Time running out to save the planet

This article was written by Aaron Cosbey and was published in the Toronto Star on November 10, 2023.

AARON COSBEY IS A SENIOR ASSOCIATE WITH THE INTERNATIONAL INSTITUTE FOR SUSTAINABLE DEVELOPMENT.

Every two years, a group of analysts from around the world join together to work through a straightforward calculation. They add up all the planned future production of oil, gas and coal worldwide, add up how much carbon it would emit when burned, and then calculate how far that would push us past the Paris Agreement targets of 1.5 and 2 C of warming.

Given this year’s wave of global climate-related disasters even at 1.2 C, that’s an important question.

The 2023 version of the Production Gap Report — compiled by five leading research organizations worldwide, including Canada’s International Institute for Sustainable Development — is not happy reading. Projections call for more than twice as much fossil fuel production by 2030, as would be consistent with the 1.5 C target, and roughly 70 per cent too much for 2 C of warming.

From an environmental perspective, this is unsettling. The global fossil fuel sector is collectively betting that the world will not make significant progress toward the targets that the countries of the world have set in order to spare us from the worst climate change impacts. If they are right, one of Canadians’ most climate-impacted years in history, replete with wildfires, floods, storms, droughts, and extreme heat events, will become the baseline from which things just get worse.

From an economic perspective, the news for Canada’s oil and gas producers is also unsettling. There is a huge disconnect between those projected production increases and what every credible analyst projects for the future of demand for fossil fuels. The International Energy Agency (IEA) projected this year, for the first time ever, that even their most lax climate policy scenario will see global demand for oil, gas, and coal peak before 2030.

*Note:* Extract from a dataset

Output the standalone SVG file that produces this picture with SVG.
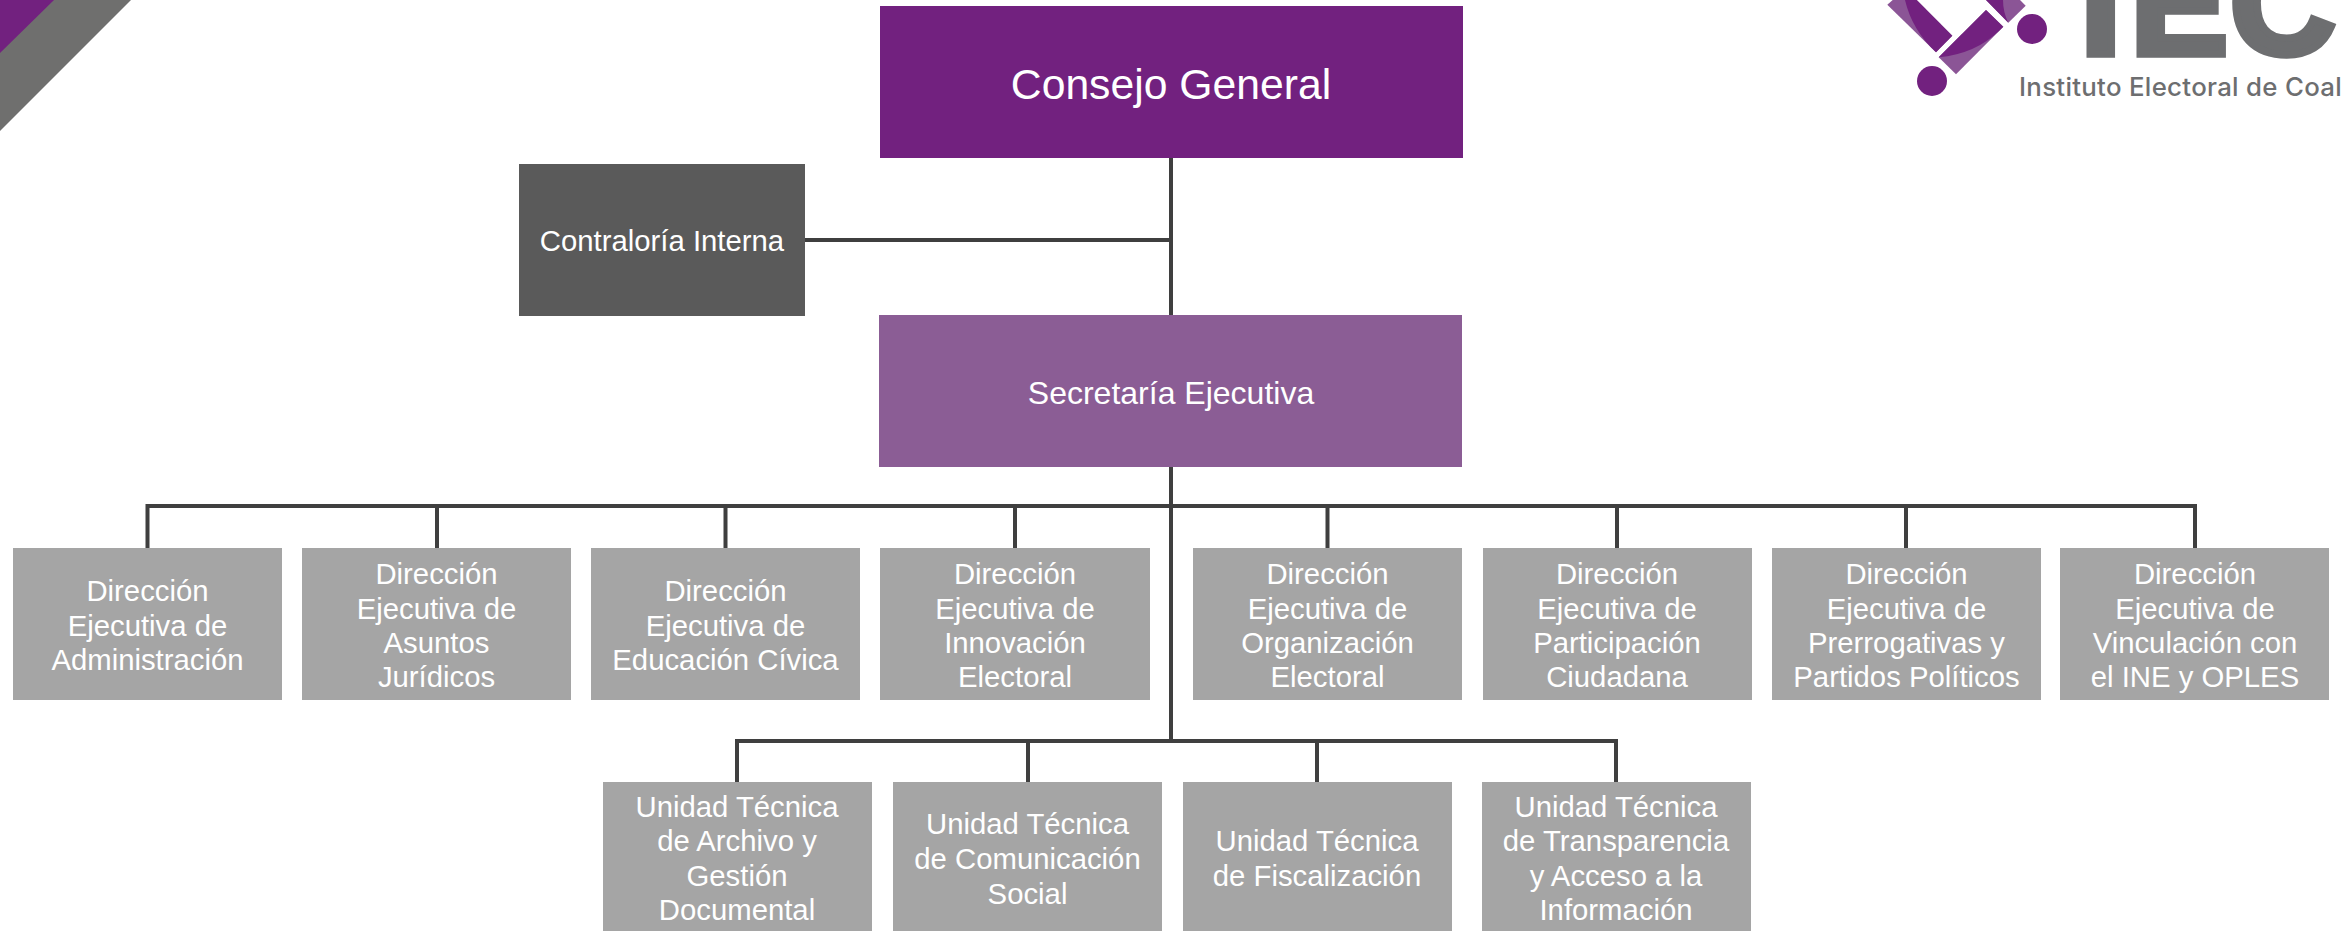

To illustrate the disconnect: the Production Gap Report projects production of oil in 2050 at 116 million barrels per day and IEA predicts that under announced policies demand will be 55 million barrels.

Some in Canada’s oilpatch dismiss these concerns, arguing that ethical, low-cost, low-emission Canadian producers will be among the last global producers standing, arguments I have rebutted elsewhere.

But those arguments are a sideshow. The real question is: should Canadians care whether we sell the proverbial last barrel of oil, the last cubic metre of gas?

Long before we get there, our producers will be selling into a lowprice market, making low profits, and remitting few royalties and taxes. Investment in new production will tank, with employment in the sector following (accelerating existing trends).

The post-peak survivors may still be selling oil and gas, but we will not be getting the government revenues and employment that are the reason we want them to sell it in the first place.

What does all this mean for Canada?

First, it means we should stand firm on our emissions targets — 40 to 45 per cent reductions by 2030, and net zero by 2050 — even if they contradict the expansion plans of our oil and gas producers. We can’t allow the fossil fuel sector’s bet against climate policy to be proven right.

Second, we should stop using public funds to support fossil fuel production. Oil and gas are ultimately sunset sectors and will not contribute to Canadian prosperity in the future as they have done in the past, so our support will not pay off in jobs or government revenues. In fact, if support encourages those sectors to grow, it will just set up fossil fuel dependent workers, communities, provinces, for a more painful post-peak crash.

Third, we should invest public dollars instead into cushioning the crash as much as we can, helping workers shift to more promising sectors, and helping to grow those new sectors, many of which can build on oil and gas sector skills and resources.

The Production Gap Report paints a picture of a world we can’t afford to see come true. Canadian policy can help craft a more livable, prosperous alternative.